Charts and diagrams as code
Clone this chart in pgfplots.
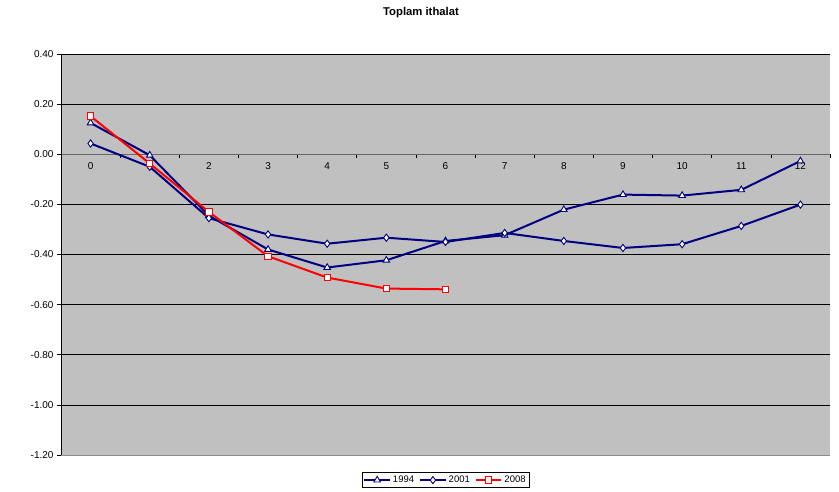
\documentclass[border=0pt]{standalone}
\usepackage{pgfplots}
\pgfplotsset{compat=1.18}
\usepackage{fontspec}
\setmainfont{Liberation Sans}
\definecolor{plotbg}{HTML}{C0C0C0}
\definecolor{navy}{HTML}{000080}
\begin{document}
\begin{tikzpicture}
\path[use as bounding box] (0,0) rectangle (839pt,492pt);
\node[font=\bfseries\fontsize{11.3}{13}\selectfont] at (421pt,479pt) {Toplam ithalat};
\begin{axis}[
  at={(61pt,37pt)}, anchor=south west,
  scale only axis, width=769pt, height=401pt,
  xmin=-0.5, xmax=12.5, ymin=-1.2, ymax=0.4,
  axis x line*=middle, axis y line*=left,
  axis line style={black, line width=0.8pt, -},
  x axis line style={draw=black!60, line width=1.3pt},
  axis background/.style={fill=plotbg},
  xtick={0,...,12},
  major x tick style={draw=none},
  minor xtick={-0.5,0.5,...,12.5},
  minor x tick style={black, line width=0.6pt},
  minor tick length=4pt,
  x tick label style={yshift=-1pt},
  /pgf/number format/assume math mode=true,
  ytick={-1.2,-1,-0.8,-0.6,-0.4,-0.2,0,0.2,0.4},
  yticklabels={-1.20,-1.00,-0.80,-0.60,-0.40,-0.20,0.00,0.20,0.40},
  y tick style={black, line width=0.6pt},
  major tick length=4pt,
  tick align=outside,
  ymajorgrids, grid style={black, line width=0.7pt},
  tick label style={font=\fontsize{10}{12}\selectfont},
  legend columns=3,
  legend style={at={(0.5,-0.043)}, anchor=north, draw=black, line width=0.6pt,
    font=\fontsize{9.5}{11}\selectfont, inner sep=1.5pt,
    /tikz/every even column/.append style={column sep=3pt}},
  legend image code/.code={\draw[mark repeat=2,mark phase=2] plot coordinates {(0cm,0cm) (0.45cm,0cm) (0.9cm,0cm)};},
  clip=false,
]
\draw[draw=black!45, line width=0.8pt] (rel axis cs:0,0) -- (rel axis cs:1,0);
\addplot[navy, line width=2pt, mark=triangle*, mark size=3.8pt,
  mark options={fill=white, draw=navy, line width=0.9pt}] coordinates {
(0,0.125) (1,-0.004) (2,-0.245) (3,-0.380) (4,-0.452) (5,-0.423) (6,-0.346)
(7,-0.323) (8,-0.221) (9,-0.161) (10,-0.165) (11,-0.142) (12,-0.027)};
\addlegendentry{1994}
\addplot[navy, line width=2pt, mark=diamond*, mark size=3.6pt,
  mark options={fill=white, draw=navy, line width=0.9pt}] coordinates {
(0,0.043) (1,-0.050) (2,-0.255) (3,-0.320) (4,-0.357) (5,-0.333) (6,-0.350)
(7,-0.314) (8,-0.346) (9,-0.374) (10,-0.359) (11,-0.286) (12,-0.201)};
\addlegendentry{2001}
\addplot[red, line width=2pt, mark=square*, mark size=3.2pt,
  mark options={fill=white, draw=red, line width=0.9pt}] coordinates {
(0,0.152) (1,-0.037) (2,-0.230) (3,-0.407) (4,-0.492) (5,-0.536) (6,-0.539)};
\addlegendentry{2008}
\end{axis}
\end{tikzpicture}
\end{document}
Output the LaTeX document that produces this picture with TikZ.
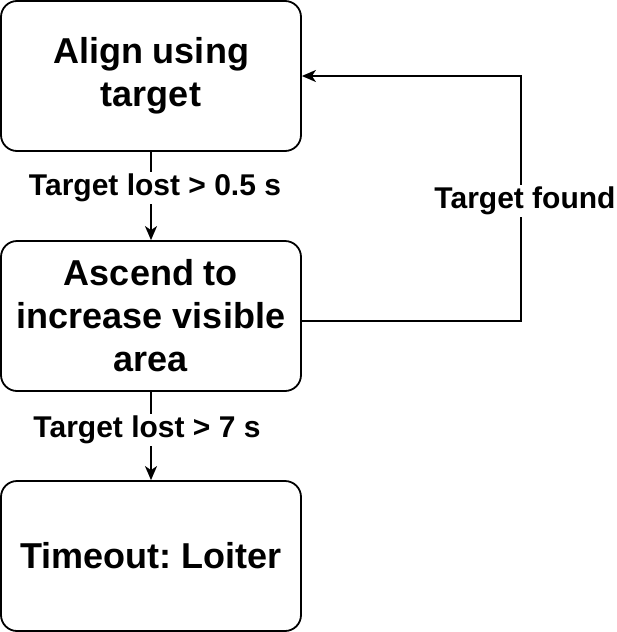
\documentclass[tikz,border=0pt]{standalone}
\usepackage{fontspec}
\setmainfont{Liberation Sans}
\usetikzlibrary{arrows.meta}
\begin{document}
\frenchspacing
\begin{tikzpicture}[x=0.5pt,y=-0.5pt,
 box/.style={draw, line width=0.9pt, rounded corners=8pt, minimum width=150pt, minimum height=75pt, align=center, font=\fontsize{18}{21.5}\selectfont\bfseries, inner sep=0pt},
 lbl/.style={fill=white, font=\fontsize{15}{18}\selectfont\bfseries, inner sep=1pt},
 conn/.style={line width=0.9pt, -{Stealth[length=7pt,width=6pt,inset=2pt]}}]
\useasboundingbox (0,0) rectangle (616,632);
\node[box] (b1) at (151,76) {Align using\\target};
\node[box] (b2) at (151,316) {Ascend to\\increase visible\\area};
\node[box] (b3) at (151,556) {Timeout: Loiter};
\coordinate (r1) at (521,321);
\coordinate (r2) at (521,76);
\draw[conn] (b1) -- node[lbl, pos=0.41, xshift=2pt] {Target lost > 0.5 s} (b2);
\draw[conn] (b2) -- node[lbl, pos=0.43, xshift=-2pt] {Target lost > 7 s} (b3);
\draw[conn] ([yshift=-2.5pt]b2.east) -- (r1) -- node[lbl, pos=0.49, xshift=2pt] {Target found} (r2) -- (b1.east);
\end{tikzpicture}
\end{document}
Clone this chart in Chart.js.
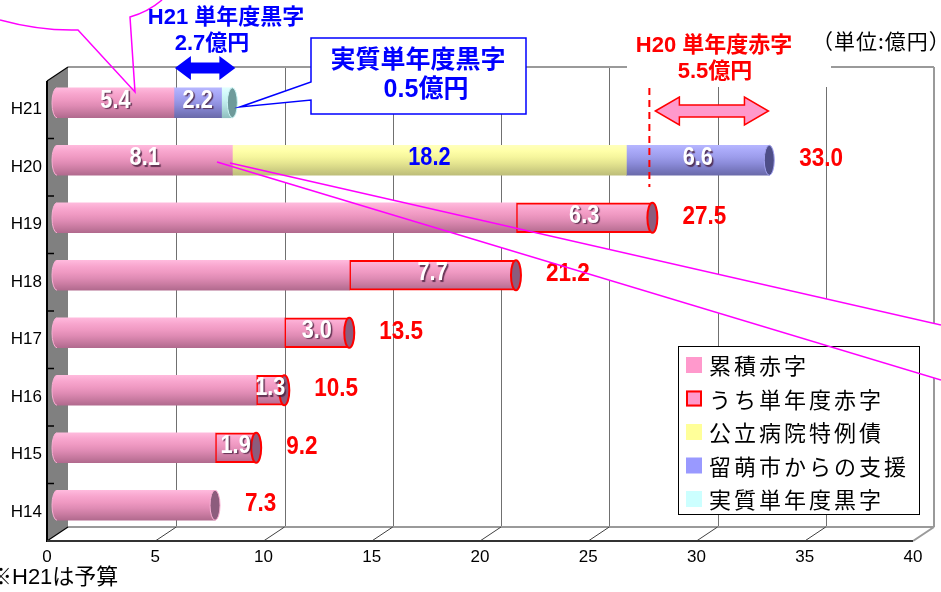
<!DOCTYPE html>
<html><head><meta charset="utf-8">
<script src="https://cdn.jsdelivr.net/npm/chart.js@4.4.0/dist/chart.umd.min.js"></script>
<style>html,body{margin:0;padding:0;background:#fff;overflow:hidden}canvas{display:block}</style>
</head><body>
<canvas id="c" width="941" height="592"></canvas>
<script>
// ---------- data ----------
const categories = ['H21','H20','H19','H18','H17','H16','H15','H14'];
const seriesNames = ['累積赤字','うち単年度赤字','公立病院特例債','留萌市からの支援','実質単年度黒字'];
const cumulativeDeficit = [5.4, 8.1, 21.2, 13.5, 10.5, 9.2, 7.3, 7.3];
const annualDeficit     = [null, null, 6.3, 7.7, 3.0, 1.3, 1.9, null];
const hospitalBond      = [null, 18.2, null, null, null, null, null, null];
const citySupport       = [2.2, 6.6, null, null, null, null, null, null];
const realSurplus       = [0.5, null, null, null, null, null, null, null];
const totalLabels       = [null, '33.0', '27.5', '21.2', '13.5', '10.5', '9.2', '7.3'];
const cumulativeLabelRows = ['H21','H20'];
const xMin = 0, xMax = 40, xStep = 5;
const h21SurplusRange = [5.4, 8.1];   // H21 単年度黒字 2.7億円
const h20DeficitRange = [27.5, 33.0]; // H20 単年度赤字 5.5億円

// ---------- styles ----------
const LATIN = '"Liberation Sans", "Noto Sans CJK JP", sans-serif';
const JP = '"Noto Sans CJK JP", "Liberation Sans", sans-serif';
const DEPTH = {dx: 21, dy: -14};
const SHIFT = {dx: 10, dy: -7};
const CAP_RX = 5, BAR_H = 30;
const STYLE = {
  pink:  {stops:['#FFBADD','#F8A6CE','#EF99C2','#DF8BB4','#C97BA1','#B16A8E'], cap:'#8C5C7D', edge:'#F9AED3'},
  red:   {stops:['#FFBADD','#F8A6CE','#EF99C2','#DF8BB4','#C97BA1','#B16A8E'], cap:'#8C5C7D', edge:'#FF0000'},
  yellow:{stops:['#FFFFBC','#FFFFA8','#F5F59C','#E5E590','#D1D184','#BDBD79'], cap:'#9A9A60', edge:'#F2F2A4'},
  blue:  {stops:['#B6B6FF','#A8A8F7','#9C9CEB','#8C8CDA','#7A7AC2','#6A6AAA'], cap:'#4E4E88', edge:'#A0A0EE'},
  cyan:  {stops:['#E2FFFF','#D2FAFA','#C6F1F1','#B6E3E3','#A2D1D1','#90BFBF'], cap:'#6E9A9A', edge:'#CBF5F5'}
};
const legendColors = ['#FF99CC','#FF99CC','#FFFF99','#9999FF','#CCFFFF'];

function makeGrad(ctx, yc, stops) {
  const g = ctx.createLinearGradient(0, yc - BAR_H/2, 0, yc + BAR_H/2);
  stops.forEach((s, i) => g.addColorStop(i / (stops.length - 1), s));
  return g;
}
function cylFill(stops) {
  return (c) => {
    const chart = c.chart;
    if (!chart.chartArea || c.type !== 'data') return stops[2];
    return makeGrad(chart.ctx, chart.scales.y.getPixelForValue(c.dataIndex), stops);
  };
}
function drawText(ctx, text, x, y, o) {
  ctx.save();
  ctx.translate(x, y);
  ctx.scale(o.sx || 1, 1);
  ctx.font = o.font;
  ctx.fillStyle = o.color;
  ctx.textAlign = o.align || 'center';
  ctx.textBaseline = 'middle';
  if (o.letterSpacing) ctx.letterSpacing = o.letterSpacing;
  if (o.shadow) { ctx.shadowColor = 'rgba(70,30,60,0.8)'; ctx.shadowOffsetX = 1.5; ctx.shadowOffsetY = 1.5; ctx.shadowBlur = 1; }
  ctx.fillText(text, 0, 0);
  ctx.restore();
}
function line(ctx, x1, y1, x2, y2) { ctx.beginPath(); ctx.moveTo(x1, y1); ctx.lineTo(x2, y2); ctx.stroke(); }
function dblArrow(ctx, x1, x2, yc, H, shaft, head, fill, stroke) {
  ctx.beginPath();
  ctx.moveTo(x1, yc);
  ctx.lineTo(x1 + head, yc - H/2); ctx.lineTo(x1 + head, yc - shaft/2);
  ctx.lineTo(x2 - head, yc - shaft/2); ctx.lineTo(x2 - head, yc - H/2);
  ctx.lineTo(x2, yc);
  ctx.lineTo(x2 - head, yc + H/2); ctx.lineTo(x2 - head, yc + shaft/2);
  ctx.lineTo(x1 + head, yc + shaft/2); ctx.lineTo(x1 + head, yc + H/2);
  ctx.closePath();
  ctx.fillStyle = fill; ctx.fill();
  if (stroke) { ctx.strokeStyle = stroke; ctx.lineWidth = 1.5; ctx.stroke(); }
}

const seriesDefs = [
  {data: cumulativeDeficit, style: 'pink', labelColor: '#FFFFFF', shadow: true, rows: cumulativeLabelRows},
  {data: annualDeficit, style: 'red', labelColor: '#FFFFFF', shadow: true},
  {data: hospitalBond, style: 'yellow', labelColor: '#0000FF', shadow: false},
  {data: citySupport, style: 'blue', labelColor: '#FFFFFF', shadow: true},
  {data: realSurplus, style: 'cyan', labelColor: null}
];
const datasets = seriesDefs.map((d, i) => ({
  label: seriesNames[i],
  data: d.data,
  backgroundColor: cylFill(STYLE[d.style].stops),
  borderColor: d.style === 'red' ? '#FF0000' : 'rgba(0,0,0,0)',
  borderWidth: d.style === 'red' ? {top: 2, bottom: 2, left: 2, right: 0} : 0,
  borderSkipped: false,
  barThickness: BAR_H,
  clip: false,
  _style: d.style, _labelColor: d.labelColor, _shadow: d.shadow, _rows: d.rows
}));

const scene = {
  id: 'scene',
  beforeDatasetsDraw(chart) {
    const {ctx, chartArea: a, scales: {x}} = chart;
    ctx.save();
    // left wall
    ctx.fillStyle = '#808080';
    ctx.beginPath();
    ctx.moveTo(a.left, a.top); ctx.lineTo(a.left + DEPTH.dx, a.top + DEPTH.dy);
    ctx.lineTo(a.left + DEPTH.dx, a.bottom + DEPTH.dy); ctx.lineTo(a.left, a.bottom);
    ctx.closePath(); ctx.fill();
    // back wall grid
    ctx.strokeStyle = '#707070'; ctx.lineWidth = 1;
    for (let v = xMin + xStep; v < xMax; v += xStep) {
      const px = Math.round(x.getPixelForValue(v) + DEPTH.dx) + 0.5;
      line(ctx, px, a.top + DEPTH.dy, px, a.bottom + DEPTH.dy);
    }
    ctx.strokeStyle = '#9a9a9a'; ctx.lineWidth = 2;
    line(ctx, a.left + DEPTH.dx, a.top + DEPTH.dy, a.right + DEPTH.dx, a.top + DEPTH.dy);
    line(ctx, a.right + DEPTH.dx, a.top + DEPTH.dy, a.right + DEPTH.dx, a.bottom + DEPTH.dy);
    line(ctx, a.left + DEPTH.dx, a.bottom + DEPTH.dy, a.right + DEPTH.dx, a.bottom + DEPTH.dy);
    line(ctx, a.right, a.bottom, a.right + DEPTH.dx, a.bottom + DEPTH.dy);
    // floor diagonals
    ctx.strokeStyle = '#404040'; ctx.lineWidth = 1;
    for (let v = xMin + xStep; v < xMax; v += xStep) {
      const px = x.getPixelForValue(v);
      line(ctx, px, a.bottom, px + DEPTH.dx, a.bottom + DEPTH.dy);
    }
    // wall edges
    ctx.strokeStyle = '#000'; ctx.lineWidth = 1.2;
    line(ctx, a.left, a.top, a.left + DEPTH.dx, a.top + DEPTH.dy);
    line(ctx, a.left, a.bottom, a.left + DEPTH.dx, a.bottom + DEPTH.dy);
    ctx.lineWidth = 2;
    line(ctx, a.left, a.top, a.left, a.bottom + 1);
    ctx.strokeStyle = '#333';
    line(ctx, a.left, a.bottom, a.right, a.bottom);
    // category ticks on wall
    ctx.strokeStyle = '#000'; ctx.lineWidth = 1.5;
    const n = categories.length;
    for (let k = 1; k < n; k++) {
      const yy = a.top + k * (a.bottom - a.top) / n;
      line(ctx, a.left, yy, a.left + 7, yy);
    }
    // callout wedge (white fill behind bars)
    ctx.fillStyle = '#fff';
    ctx.beginPath();
    ctx.moveTo(217, 162); ctx.lineTo(230, 163); ctx.lineTo(941, 325); ctx.lineTo(941, 380); ctx.closePath();
    ctx.fill();
    ctx.restore();
    ctx.save();
    ctx.translate(SHIFT.dx, SHIFT.dy);
  },
  afterDatasetsDraw(chart) {
    const {ctx, chartArea: a, scales: {x}} = chart;
    const ds = chart.data.datasets;
    // caps (translated space)
    categories.forEach((cat, i) => {
      let last = -1;
      ds.forEach((d, di) => { if (d.data[i] != null) last = di; });
      const first = chart.getDatasetMeta(0).data[i];
      ctx.save();
      ctx.beginPath();
      ctx.ellipse(first.base, first.y, CAP_RX, BAR_H/2, 0, Math.PI/2, Math.PI*1.5);
      ctx.closePath();
      ctx.fillStyle = makeGrad(ctx, first.y, STYLE.pink.stops); ctx.fill();
      ctx.beginPath();
      ctx.ellipse(first.base, first.y, CAP_RX, BAR_H/2, 0, Math.PI/2, Math.PI*1.5);
      ctx.strokeStyle = STYLE.pink.edge; ctx.lineWidth = 1; ctx.stroke();
      const el = chart.getDatasetMeta(last).data[i];
      const st = STYLE[ds[last]._style];
      ctx.beginPath();
      ctx.ellipse(el.x, el.y, CAP_RX, BAR_H/2, 0, 0, Math.PI*2);
      ctx.fillStyle = st.cap; ctx.fill();
      ctx.strokeStyle = st.edge; ctx.lineWidth = ds[last]._style === 'red' ? 2 : 1; ctx.stroke();
      ctx.restore();
    });
    // segment labels
    ds.forEach((d, di) => {
      if (!d._labelColor) return;
      chart.getDatasetMeta(di).data.forEach((el, i) => {
        const v = d.data[i];
        if (v == null) return;
        if (d._rows && !d._rows.includes(categories[i])) return;
        drawText(ctx, v.toFixed(1), (el.x + el.base) / 2, el.y - 2,
          {font: 'bold 25px ' + LATIN, color: d._labelColor, sx: 0.87, shadow: d._shadow});
      });
    });
    // total labels
    categories.forEach((cat, i) => {
      if (!totalLabels[i]) return;
      let last = -1;
      ds.forEach((d, di) => { if (d.data[i] != null) last = di; });
      const el = chart.getDatasetMeta(last).data[i];
      drawText(ctx, totalLabels[i], el.x + 30, el.y - 1,
        {font: 'bold 25px ' + LATIN, color: '#FF0000', sx: 0.9, align: 'left'});
    });
    ctx.restore();

    // ---------- legend ----------
    ctx.save();
    ctx.fillStyle = '#fff'; ctx.fillRect(678, 346, 241, 168);
    ctx.strokeStyle = '#000'; ctx.lineWidth = 1; ctx.strokeRect(678.5, 346.5, 241, 168);
    ds.forEach((d, i) => {
      const yy = 365 + i * 33.5;
      ctx.fillStyle = legendColors[i]; ctx.fillRect(686, yy - 8, 16, 16);
      if (d._style === 'red') { ctx.strokeStyle = '#FF0000'; ctx.lineWidth = 2; ctx.strokeRect(687, yy - 7, 14, 14); }
      drawText(ctx, d.label, 709, yy + 1, {font: '22px ' + JP, color: '#000', align: 'left', letterSpacing: '3px'});
    });
    ctx.restore();

    // ---------- callout lines ----------
    ctx.save();
    ctx.strokeStyle = '#FF00FF'; ctx.lineWidth = 1.5;
    line(ctx, 230, 163, 941, 325);
    line(ctx, 217, 162, 941, 380);
    ctx.beginPath();
    ctx.moveTo(0, 20); ctx.quadraticCurveTo(40, 31, 78, 30); ctx.lineTo(135, 92); ctx.lineTo(130, 17);
    ctx.quadraticCurveTo(148, 12, 162, 0);
    ctx.stroke();
    ctx.restore();

    // ---------- annotations ----------
    ctx.save();
    const bx = v => x.getPixelForValue(v) + SHIFT.dx;
    drawText(ctx, 'H21 単年度黒字', 226, 18, {font: 'bold 22px ' + LATIN, color: '#0000FF'});
    drawText(ctx, '2.7億円', 212, 44, {font: 'bold 22px ' + LATIN, color: '#0000FF'});
    dblArrow(ctx, bx(h21SurplusRange[0]) + 1, bx(h21SurplusRange[1]) + 3, 68, 24, 11, 16, '#0000FF', null);
    ctx.beginPath();
    ctx.moveTo(311, 38); ctx.lineTo(526, 38); ctx.lineTo(526, 114); ctx.lineTo(311, 114);
    ctx.lineTo(311, 100); ctx.lineTo(240, 107); ctx.lineTo(311, 82); ctx.closePath();
    ctx.fillStyle = '#fff'; ctx.fill();
    ctx.strokeStyle = '#0000FF'; ctx.lineWidth = 1.5; ctx.stroke();
    drawText(ctx, '実質単年度黒字', 418, 61, {font: 'bold 25px ' + LATIN, color: '#0000FF'});
    drawText(ctx, '0.5億円', 426, 90, {font: 'bold 25px ' + LATIN, color: '#0000FF'});
    ctx.fillStyle = '#fff'; ctx.fillRect(627, 28, 204, 59);
    drawText(ctx, 'H20 単年度赤字', 714, 46, {font: 'bold 22px ' + LATIN, color: '#FF0000'});
    drawText(ctx, '5.5億円', 715, 72, {font: 'bold 22px ' + LATIN, color: '#FF0000'});
    ctx.strokeStyle = '#FF0000'; ctx.lineWidth = 2; ctx.setLineDash([7, 5]);
    const dxp = bx(h20DeficitRange[0]) - 3;
    line(ctx, dxp, 88, dxp, 187);
    ctx.setLineDash([]);
    dblArrow(ctx, bx(h20DeficitRange[0]) + 3, bx(h20DeficitRange[1]) - 3, 111, 28, 12, 24, '#FF99CC', '#FF0000');
    drawText(ctx, '（単位:億円）', 812, 41, {font: '21px ' + JP, color: '#000', align: 'left', letterSpacing: '1px'});
    drawText(ctx, '※H21は予算', -10, 578, {font: '22px ' + LATIN, color: '#000', align: 'left'});
    ctx.restore();
  }
};

new Chart(document.getElementById('c'), {
  type: 'bar',
  data: {labels: categories, datasets},
  options: {
    indexAxis: 'y',
    responsive: false,
    animation: false,
    devicePixelRatio: 1,
    events: [],
    layout: {padding: {top: 81, right: 28, bottom: 0, left: 0}},
    plugins: {legend: {display: false}, tooltip: {enabled: false}},
    scales: {
      x: {
        stacked: true, min: xMin, max: xMax,
        ticks: {stepSize: xStep, color: '#000', font: {family: LATIN, size: 17}, padding: 6, maxRotation: 0},
        grid: {display: false, drawTicks: false, tickLength: 0},
        border: {display: false},
        afterFit: s => { s.height = 51; }
      },
      y: {
        stacked: true,
        ticks: {color: '#000', font: {family: LATIN, size: 17}, padding: 5},
        grid: {display: false, drawTicks: false, tickLength: 0},
        border: {display: false},
        afterFit: s => { s.width = 47; }
      }
    }
  },
  plugins: [scene]
});
</script>
</body></html>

» **Task to complete**
Retype only the lines above from the one with "Clone this chart in Chart.js." through the one with "const h20DeficitRange = [27.5, 33.0];", exactly and with both ends. Images stay out.

» **Answer in full**
Clone this chart in Chart.js.
<!DOCTYPE html>
<html><head><meta charset="utf-8">
<script src="https://cdn.jsdelivr.net/npm/chart.js@4.4.0/dist/chart.umd.min.js"></script>
<style>html,body{margin:0;padding:0;background:#fff;overflow:hidden}canvas{display:block}</style>
</head><body>
<canvas id="c" width="941" height="592"></canvas>
<script>
// ---------- data ----------
const categories = ['H21','H20','H19','H18','H17','H16','H15','H14'];
const seriesNames = ['累積赤字','うち単年度赤字','公立病院特例債','留萌市からの支援','実質単年度黒字'];
const cumulativeDeficit = [5.4, 8.1, 21.2, 13.5, 10.5, 9.2, 7.3, 7.3];
const annualDeficit     = [null, null, 6.3, 7.7, 3.0, 1.3, 1.9, null];
const hospitalBond      = [null, 18.2, null, null, null, null, null, null];
const citySupport       = [2.2, 6.6, null, null, null, null, null, null];
const realSurplus       = [0.5, null, null, null, null, null, null, null];
const totalLabels       = [null, '33.0', '27.5', '21.2', '13.5', '10.5', '9.2', '7.3'];
const cumulativeLabelRows = ['H21','H20'];
const xMin = 0, xMax = 40, xStep = 5;
const h21SurplusRange = [5.4, 8.1];   // H21 単年度黒字 2.7億円
const h20DeficitRange = [27.5, 33.0]; // H20 単年度赤字 5.5億円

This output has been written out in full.